Semiconductor manufacturer Qualcomm (NASDAQ: QCOM ) is scheduled to release its latest earnings on Wednesday, along with Oreo-owner Mondelez (NASDAQ: MDLZ ).
4. Chinese manufacturing activity shrinks in October – Caixin data
Chinese factory activity unexpectedly contracted in October, a private survey showed on Wednesday, pointing to broad declines in the sector after a government survey also showed a similar reading earlier this week.
The Caixin manufacturing purchasing managers’ index (PMI) read 49.5 in October, missing expectations of 50.8 and falling from the 50.6 seen in the prior month. A mark below 50 indicates contraction, with the Caixin PMI contracting for the first time in three months.
The weak figure was driven chiefly by softening domestic and overseas demand, while growth in new orders slowed for a second straight month. Export orders continued to decline amid worsening economic conditions in China’s biggest trading partners.
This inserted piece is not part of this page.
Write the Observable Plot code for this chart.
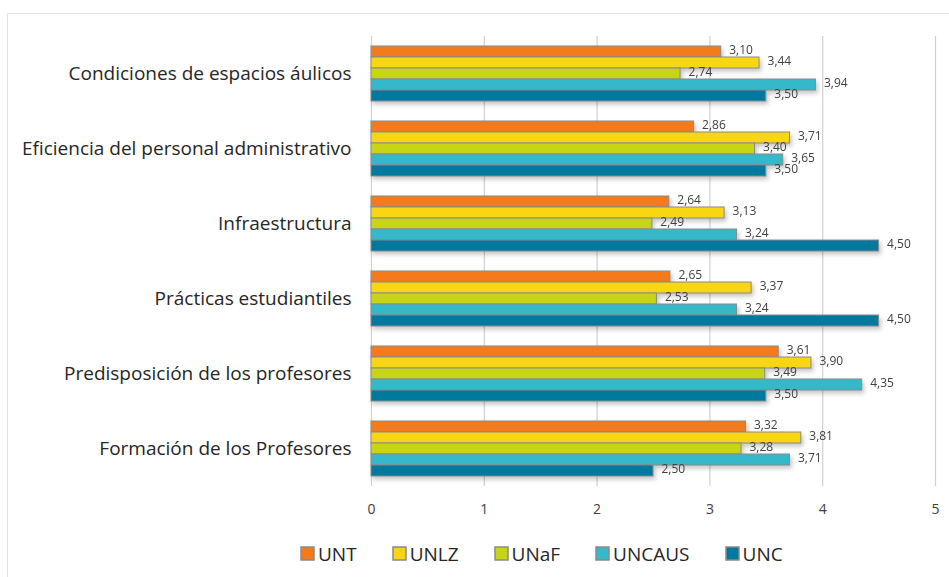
<!DOCTYPE html>
<html><head><meta charset="utf-8">
<script src="https://cdn.jsdelivr.net/npm/d3@7"></script>
<script src="https://cdn.jsdelivr.net/npm/@observablehq/plot@0.6"></script>
<style>
body{margin:0;background:#fff;font-family:"Open Sans",sans-serif;}
#frame{position:absolute;left:7px;top:13px;width:980px;height:620px;border:1.5px solid #e4e4e4;box-sizing:border-box;}
#chart{position:absolute;left:0;top:0;}
#legend{position:absolute;top:537px;left:301px;}
.lg-swatch{margin-right:36px !important;}
.lg-swatch svg{margin-right:4px !important;}
.lg-swatch svg rect{stroke:#8a8a8a;stroke-width:1.5px;}
</style>
</head><body>
<div id="frame"></div>
<div id="chart"></div>
<div id="legend"></div>
<script>
const categories = [
  "Condiciones de espacios áulicos",
  "Eficiencia del personal administrativo",
  "Infraestructura",
  "Prácticas estudiantiles",
  "Predisposición de los profesores",
  "Formación de los Profesores"
];
const series = ["UNT", "UNLZ", "UNaF", "UNCAUS", "UNC"];
const colors = ["#f47b1c", "#f9d613", "#c8d416", "#35b8c9", "#00799f"];
const UNT    = [3.10, 2.86, 2.64, 2.65, 3.61, 3.32];
const UNLZ   = [3.44, 3.71, 3.13, 3.37, 3.90, 3.81];
const UNaF   = [2.74, 3.40, 2.49, 2.53, 3.49, 3.28];
const UNCAUS = [3.94, 3.65, 3.24, 3.24, 4.35, 3.71];
const UNC    = [3.50, 3.50, 4.50, 4.50, 3.50, 2.50];
const xTicks = [0, 1, 2, 3, 4, 5];

const valuesBySeries = {UNT, UNLZ, UNaF, UNCAUS, UNC};
const data = [];
categories.forEach((c, i) => series.forEach(s => data.push({category: c, series: s, value: valuesBySeries[s][i]})));
const fmt = v => v.toFixed(2).replace(".", ",");

const chart = Plot.plot({
  width: 949,
  height: 530,
  marginLeft: 371,
  marginRight: 14,
  marginTop: 34,
  marginBottom: 43,
  style: {fontFamily: "'Open Sans', sans-serif", background: "transparent", color: "#404040"},
  x: {domain: [0, 5], ticks: xTicks, grid: false, label: null, axis: null},
  fy: {domain: categories, padding: 0, label: null, axis: null},
  y: {domain: series, paddingInner: 0, paddingOuter: 0.87, axis: null},
  color: {domain: series, range: colors},
  marks: [
    Plot.gridX(xTicks, {stroke: "#d0d0d0", strokeOpacity: 1, strokeWidth: 1.2}),
    Plot.barX(data, {x: "value", y: "series", fy: "category", fill: "series", stroke: "#8a8a8a", strokeWidth: 1}),
    Plot.text(data, {x: "value", y: "series", fy: "category", text: d => fmt(d.value), textAnchor: "start", dx: 8, dy: -1.5, fontSize: 12, fill: "#404040"}),
    Plot.axisFy({anchor: "left", tickSize: 0, tickPadding: 20, fontSize: 19, fill: "#262626", label: null}),
    Plot.axisX(xTicks, {tickSize: 0, tickPadding: 18, fontSize: 14, fill: "#404040", label: null, facetAnchor: "bottom"})
  ]
});
document.getElementById("chart").appendChild(chart);
chart.querySelectorAll("g[aria-label='bar']").forEach(g => g.style.filter = "drop-shadow(2px 3px 2px rgba(0,0,0,0.22))");

const legend = Plot.legend({
  color: {domain: series, range: colors},
  legend: "swatches",
  swatchSize: 13,
  className: "lg",
  style: {fontSize: "19px", fontFamily: "'Open Sans', sans-serif", color: "#262626"}
});
document.getElementById("legend").appendChild(legend);
</script>
</body></html>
5. Oil moves higher as markets await Fed verdict
Oil prices crept up on Wednesday in cautious trading ahead of the conclusion of the latest Fed meeting, with markets also closely watching developments in the Israel-Hamas conflict.
By 06:20 ET, the U.S. crude futures traded 1.3% higher at $82.10 a barrel, while the Brent contract climbed 1.3% to $86.14. Both contracts fell more than 1% the previous session, and also tumbled more than 10% in October, their worst month since May.
On Tuesday, data from the American Petroleum Institute industry body indicated that U.S. oil inventories rose 1.3 million barrels last week, slightly less than expected. Official numbers from the Energy Information Administration are due later in the session.